** BEGIN Task input **
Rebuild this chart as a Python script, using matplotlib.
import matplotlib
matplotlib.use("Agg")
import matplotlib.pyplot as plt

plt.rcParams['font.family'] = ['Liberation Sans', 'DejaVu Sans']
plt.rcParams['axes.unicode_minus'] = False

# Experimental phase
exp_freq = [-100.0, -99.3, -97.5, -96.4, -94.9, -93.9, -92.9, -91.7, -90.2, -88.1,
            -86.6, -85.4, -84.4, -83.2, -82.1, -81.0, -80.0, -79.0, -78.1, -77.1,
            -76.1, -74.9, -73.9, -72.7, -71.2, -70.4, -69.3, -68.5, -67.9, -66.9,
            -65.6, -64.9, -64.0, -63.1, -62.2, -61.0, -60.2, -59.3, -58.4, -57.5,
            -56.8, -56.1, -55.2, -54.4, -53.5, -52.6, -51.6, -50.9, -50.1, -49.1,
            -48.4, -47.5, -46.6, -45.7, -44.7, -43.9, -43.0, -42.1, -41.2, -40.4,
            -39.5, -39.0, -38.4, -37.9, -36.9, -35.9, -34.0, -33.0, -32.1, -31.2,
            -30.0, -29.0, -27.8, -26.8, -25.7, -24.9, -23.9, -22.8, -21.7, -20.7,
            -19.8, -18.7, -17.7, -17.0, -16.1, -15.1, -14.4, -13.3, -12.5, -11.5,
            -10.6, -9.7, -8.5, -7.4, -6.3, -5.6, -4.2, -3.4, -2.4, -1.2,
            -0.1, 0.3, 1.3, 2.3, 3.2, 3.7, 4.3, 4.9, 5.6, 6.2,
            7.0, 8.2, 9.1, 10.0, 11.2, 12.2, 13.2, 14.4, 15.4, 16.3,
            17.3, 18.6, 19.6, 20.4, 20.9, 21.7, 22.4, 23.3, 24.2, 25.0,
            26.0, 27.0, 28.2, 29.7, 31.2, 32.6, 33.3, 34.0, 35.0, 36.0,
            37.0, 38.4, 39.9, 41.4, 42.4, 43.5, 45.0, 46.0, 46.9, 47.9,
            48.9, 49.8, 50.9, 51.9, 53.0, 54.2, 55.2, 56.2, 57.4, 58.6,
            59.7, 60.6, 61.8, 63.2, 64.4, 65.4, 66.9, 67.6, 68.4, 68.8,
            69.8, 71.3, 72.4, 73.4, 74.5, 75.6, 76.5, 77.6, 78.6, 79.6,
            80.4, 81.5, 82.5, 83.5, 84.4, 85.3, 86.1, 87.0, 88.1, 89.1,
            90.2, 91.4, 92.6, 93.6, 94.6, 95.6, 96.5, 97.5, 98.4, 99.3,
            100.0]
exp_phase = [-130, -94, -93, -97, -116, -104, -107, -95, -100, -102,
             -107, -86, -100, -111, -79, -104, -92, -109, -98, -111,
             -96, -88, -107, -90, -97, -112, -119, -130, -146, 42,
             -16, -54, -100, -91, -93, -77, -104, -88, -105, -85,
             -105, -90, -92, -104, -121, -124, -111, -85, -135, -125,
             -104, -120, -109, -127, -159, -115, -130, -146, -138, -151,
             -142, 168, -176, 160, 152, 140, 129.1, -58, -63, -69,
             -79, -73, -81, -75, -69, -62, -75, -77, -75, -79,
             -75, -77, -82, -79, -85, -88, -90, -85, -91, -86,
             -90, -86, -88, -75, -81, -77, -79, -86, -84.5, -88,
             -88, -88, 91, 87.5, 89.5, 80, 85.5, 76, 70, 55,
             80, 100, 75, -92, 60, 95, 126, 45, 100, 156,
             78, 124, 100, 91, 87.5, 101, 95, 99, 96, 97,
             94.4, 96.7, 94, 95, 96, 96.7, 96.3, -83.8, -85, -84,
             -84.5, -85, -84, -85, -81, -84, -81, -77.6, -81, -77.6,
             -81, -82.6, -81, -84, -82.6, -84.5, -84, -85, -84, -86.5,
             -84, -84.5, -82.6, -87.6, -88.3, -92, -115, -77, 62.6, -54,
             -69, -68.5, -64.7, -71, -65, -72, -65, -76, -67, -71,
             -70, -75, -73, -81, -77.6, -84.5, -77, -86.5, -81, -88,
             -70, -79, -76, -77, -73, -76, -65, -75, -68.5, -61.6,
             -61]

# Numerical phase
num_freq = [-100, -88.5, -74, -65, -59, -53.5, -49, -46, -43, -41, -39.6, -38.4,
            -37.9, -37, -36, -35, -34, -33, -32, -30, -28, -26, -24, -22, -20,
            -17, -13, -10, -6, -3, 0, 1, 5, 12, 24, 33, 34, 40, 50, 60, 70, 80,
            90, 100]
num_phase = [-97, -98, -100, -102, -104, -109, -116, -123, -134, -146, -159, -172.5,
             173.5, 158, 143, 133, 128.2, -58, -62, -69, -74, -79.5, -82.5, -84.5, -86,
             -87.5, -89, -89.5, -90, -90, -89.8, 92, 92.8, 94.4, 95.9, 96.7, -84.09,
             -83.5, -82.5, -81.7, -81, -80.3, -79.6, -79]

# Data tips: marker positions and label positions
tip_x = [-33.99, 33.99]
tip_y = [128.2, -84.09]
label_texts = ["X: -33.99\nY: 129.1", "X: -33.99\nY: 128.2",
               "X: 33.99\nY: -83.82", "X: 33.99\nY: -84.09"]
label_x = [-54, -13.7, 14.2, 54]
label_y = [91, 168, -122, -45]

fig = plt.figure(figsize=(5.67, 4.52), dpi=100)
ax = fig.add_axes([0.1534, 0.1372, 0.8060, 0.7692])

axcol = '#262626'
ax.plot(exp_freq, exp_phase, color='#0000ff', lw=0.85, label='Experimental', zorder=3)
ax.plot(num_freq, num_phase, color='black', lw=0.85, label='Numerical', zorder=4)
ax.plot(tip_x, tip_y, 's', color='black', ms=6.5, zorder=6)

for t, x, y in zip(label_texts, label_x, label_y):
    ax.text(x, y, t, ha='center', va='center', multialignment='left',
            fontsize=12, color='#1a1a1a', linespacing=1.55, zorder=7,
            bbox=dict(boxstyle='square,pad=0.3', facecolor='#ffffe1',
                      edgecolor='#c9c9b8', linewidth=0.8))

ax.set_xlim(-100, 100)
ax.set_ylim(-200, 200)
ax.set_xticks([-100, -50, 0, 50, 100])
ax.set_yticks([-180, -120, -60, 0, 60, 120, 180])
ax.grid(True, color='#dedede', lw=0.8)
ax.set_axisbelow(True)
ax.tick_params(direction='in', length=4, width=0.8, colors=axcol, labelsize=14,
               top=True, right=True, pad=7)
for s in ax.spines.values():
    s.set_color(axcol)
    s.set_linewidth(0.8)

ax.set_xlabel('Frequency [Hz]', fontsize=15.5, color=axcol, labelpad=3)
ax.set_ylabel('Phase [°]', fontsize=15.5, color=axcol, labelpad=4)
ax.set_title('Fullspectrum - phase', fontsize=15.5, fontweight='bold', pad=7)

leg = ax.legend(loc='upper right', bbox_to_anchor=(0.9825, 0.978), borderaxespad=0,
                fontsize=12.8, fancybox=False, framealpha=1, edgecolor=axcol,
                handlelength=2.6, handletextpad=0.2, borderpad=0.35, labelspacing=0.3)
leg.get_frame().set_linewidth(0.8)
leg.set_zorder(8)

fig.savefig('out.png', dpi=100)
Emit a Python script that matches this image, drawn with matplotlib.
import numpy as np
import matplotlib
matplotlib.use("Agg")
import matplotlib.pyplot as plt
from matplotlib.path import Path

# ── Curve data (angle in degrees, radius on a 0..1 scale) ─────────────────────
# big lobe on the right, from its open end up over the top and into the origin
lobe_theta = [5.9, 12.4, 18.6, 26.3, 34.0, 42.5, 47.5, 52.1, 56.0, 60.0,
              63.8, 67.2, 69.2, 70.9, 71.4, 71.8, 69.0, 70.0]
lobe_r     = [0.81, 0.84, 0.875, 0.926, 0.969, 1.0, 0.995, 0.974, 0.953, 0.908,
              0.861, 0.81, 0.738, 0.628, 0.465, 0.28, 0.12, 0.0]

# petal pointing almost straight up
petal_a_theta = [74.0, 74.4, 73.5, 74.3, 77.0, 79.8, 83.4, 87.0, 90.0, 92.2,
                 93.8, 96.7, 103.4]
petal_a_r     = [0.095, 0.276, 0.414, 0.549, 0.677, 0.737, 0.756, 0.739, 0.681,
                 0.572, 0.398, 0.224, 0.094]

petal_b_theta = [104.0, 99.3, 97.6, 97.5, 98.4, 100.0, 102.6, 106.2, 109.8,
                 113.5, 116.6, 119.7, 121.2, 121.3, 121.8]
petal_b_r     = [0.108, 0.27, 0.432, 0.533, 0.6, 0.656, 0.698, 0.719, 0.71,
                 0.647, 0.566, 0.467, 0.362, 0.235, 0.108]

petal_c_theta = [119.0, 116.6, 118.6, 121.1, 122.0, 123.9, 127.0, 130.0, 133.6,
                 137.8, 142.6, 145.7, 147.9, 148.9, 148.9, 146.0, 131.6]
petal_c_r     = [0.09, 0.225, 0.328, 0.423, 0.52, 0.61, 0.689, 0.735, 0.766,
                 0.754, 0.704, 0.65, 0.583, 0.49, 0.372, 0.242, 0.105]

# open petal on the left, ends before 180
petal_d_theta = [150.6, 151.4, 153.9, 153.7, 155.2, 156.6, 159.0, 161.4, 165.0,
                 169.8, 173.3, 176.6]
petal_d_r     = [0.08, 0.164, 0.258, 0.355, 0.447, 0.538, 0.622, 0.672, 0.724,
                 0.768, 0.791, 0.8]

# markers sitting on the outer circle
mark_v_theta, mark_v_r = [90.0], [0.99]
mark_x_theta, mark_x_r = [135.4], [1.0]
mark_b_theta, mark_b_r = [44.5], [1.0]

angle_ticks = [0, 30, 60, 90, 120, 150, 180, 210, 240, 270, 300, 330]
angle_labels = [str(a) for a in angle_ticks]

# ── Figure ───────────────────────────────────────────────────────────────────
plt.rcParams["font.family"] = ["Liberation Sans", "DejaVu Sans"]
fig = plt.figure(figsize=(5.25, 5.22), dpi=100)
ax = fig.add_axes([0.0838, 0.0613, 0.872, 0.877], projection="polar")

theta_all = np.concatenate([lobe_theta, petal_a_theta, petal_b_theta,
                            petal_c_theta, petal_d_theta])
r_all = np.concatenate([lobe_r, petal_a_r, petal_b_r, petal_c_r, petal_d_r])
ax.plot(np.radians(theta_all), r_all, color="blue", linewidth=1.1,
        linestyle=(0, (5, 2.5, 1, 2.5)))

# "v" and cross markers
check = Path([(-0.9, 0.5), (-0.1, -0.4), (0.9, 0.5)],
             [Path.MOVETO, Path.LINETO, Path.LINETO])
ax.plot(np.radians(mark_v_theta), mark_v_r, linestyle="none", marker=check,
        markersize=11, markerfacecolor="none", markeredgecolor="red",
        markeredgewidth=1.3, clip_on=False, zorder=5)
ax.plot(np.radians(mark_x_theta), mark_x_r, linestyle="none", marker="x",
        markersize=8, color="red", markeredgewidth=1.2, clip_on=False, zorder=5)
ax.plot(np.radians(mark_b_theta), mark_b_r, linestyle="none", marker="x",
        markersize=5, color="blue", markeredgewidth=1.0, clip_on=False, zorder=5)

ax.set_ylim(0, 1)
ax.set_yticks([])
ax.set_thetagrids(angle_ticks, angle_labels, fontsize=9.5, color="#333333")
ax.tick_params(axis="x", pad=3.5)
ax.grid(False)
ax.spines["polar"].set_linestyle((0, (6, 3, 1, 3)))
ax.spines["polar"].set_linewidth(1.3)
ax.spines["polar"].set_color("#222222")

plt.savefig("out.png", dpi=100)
** END Task input **
Extract exactly the leading lines of the data, stopping at and including the line with "plt.rcParams['axes.unicode_minus'] = False".

• **Solution**:
Rebuild this chart as a Python script, using matplotlib.
import matplotlib
matplotlib.use("Agg")
import matplotlib.pyplot as plt

plt.rcParams['font.family'] = ['Liberation Sans', 'DejaVu Sans']
plt.rcParams['axes.unicode_minus'] = False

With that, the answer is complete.